11.10.06

E se os deputados se drogassem?


Tem dado brado a trapaça metida a um grupo de deputados italianos por um programa televisivo sensacionalista. Conseguiram convencer oitenta deputados a passarem por um teste que recolhia células sudoríferas, passando um lenço pela iluminada testa de suas excelências. Não me apercebi do pretexto apresentado pelos responsáveis do programa. Tenho a impressão que era um teste para avaliar o grau de stress dos parlamentares pelo desempenho de tão sufocantes tarefas.
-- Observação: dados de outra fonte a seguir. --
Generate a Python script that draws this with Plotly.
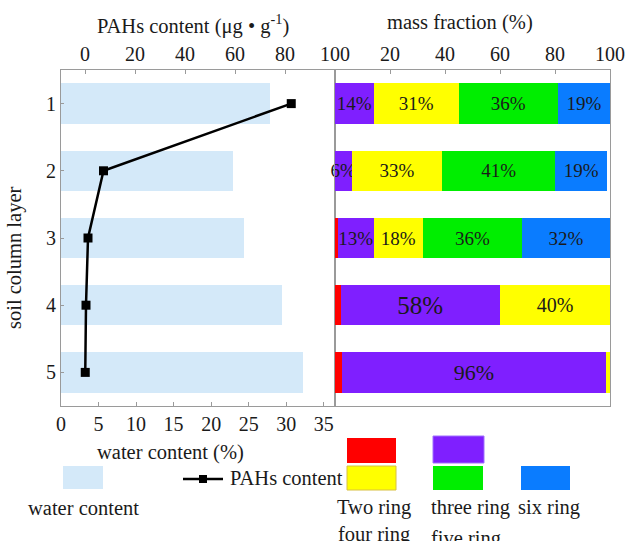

Tudo não passava de um embuste. Os deputados caíram, que nem patinhos, na ratoeira. A recolha de resíduos de suor tinha outro propósito: saber se havia representantes do povo que caíam na tentação de consumir estupefacientes. Queria-se saber qual o estado alucinatório dos lídimos representantes populares. Só para aquilatar se o povo está em boas mãos. A surpresa estava reservada para o final. Sem revelar os nomes dos transgressores, vinte dos oitenta deputados revelaram vestígios de marijuana, cocaína e outras substâncias proibidas. Vinte e cinco por cento da amostra!


O escândalo rebentou. As boas consciências interrogam-se como é possível que vinte e cinco por cento dos deputados italianos façam o que é reprimido ao comum dos mortais. Os mais moralistas indignaram-se: há poucas semanas o parlamento italiano aprovou, por larga maioria, uma lei que intensificou as sanções para quem seja apanhado a consumir drogas duras. Em alguns dos deputados que passaram pelo teste da esfregona sudorífera foi detectada cocaína, uma droga dura.


Também é possível olhar para o escândalo por outro ângulo. Sublinhando que ninguém tem o direito de interferir na vida privada, nem mesmo de figuras com tanta exposição pública como suas excelências os deputados. Não fará sentido alegar que devem dar o exemplo, como representantes do povo que são. Ainda que carreguem este fardo, a sua intimidade não pode ser devassada apenas porque aparecem sob as luzes do néon.


Fossem os italianos dados à enxurrada de aforismos populares lusitanos e seria caso para sentenciar: “no melhor pano cano a nódoa”. Só havia duas hipóteses de reparar os danos: ou os infractores, num acesso de honestidade, renunciavam ao cargo; ou o parlamento interiorizava a incoerência de acolher no seu seio pessoas que praticam o consabido “olha para o que eu digo, não olhes para o que eu faço” e, acossado por imperativos de frontalidade, legislava a liberalização das drogas.


De repente dei comigo cercado por uma fantasia: e se houvesse deputados portugueses apanhados nas malhas dos estupefacientes? E se um programa sensacionalista de uma das televisões lixo apanhasse os deputados numa armadilha semelhante? Eles e elas (ou elas e eles, para usar uma linguagem politicamente correcta) oferecer-se-iam, com um sorriso ao canto da boca, para depositar umas células de suor num lenço. Dir-lhes-iam que era para avaliar o muito stress que os parlamentares sofrem. Para provar que a ideia dominante entre o povo – os deputados trabalham pouco – é uma falácia. De caminho, restituir a grandeza ao parlamento, ele que anda pelas ruas da amargura, os deputados sentindo que são tão desrespeitados.


Tal como em Itália, os resultados seriam divulgados sob anonimato. Para não revelar as identidades das senhoras e senhores que se deixam contaminar pelo pecaminoso acto das substâncias ilícitas, entregues nas maravilhas alucinogénicas que proporcionam. Alguém conseguiria furar o segredo. Num qualquer jornal sensacionalista sem pudor, daqueles que não olham a meios para espalhar sangue pelos leitores tão ávidos de sarrabulhos deste género, seriam dados à estampa os nomes dos deputados com vestígios de drogas, leves e duras.


Entretenho-me a imaginar. À dócil Maria de Belém, traços de marijuana. Ao poeta Alegre, vestígios de Viagra (a idade não perdoa, e a libido ainda não ficou engavetada num estado vegetativo). Em Mendes Bota, o multifacetado deputado algarvio do PSD (político, empresário, ex-poeta e ex-cantor popular), indícios de cocaína. E Nuno Melo, essa grande promessa da direita trauliteira, vestígios de LSD e ecstasy, pois a noite ainda é o altar sagrado que nem o avanço da idade consegue apagar. A “muito querida” Joaninha Amaral Dias passaria incólume no detector de estupefacientes. E até o jovem Bernardino do PC, esse expoente máximo da democracia caseira, daria zero no teste do suor.


É claro que qualquer semelhança com a realidade é pura coincidência. Quem poderá censurar um acto de criatividade?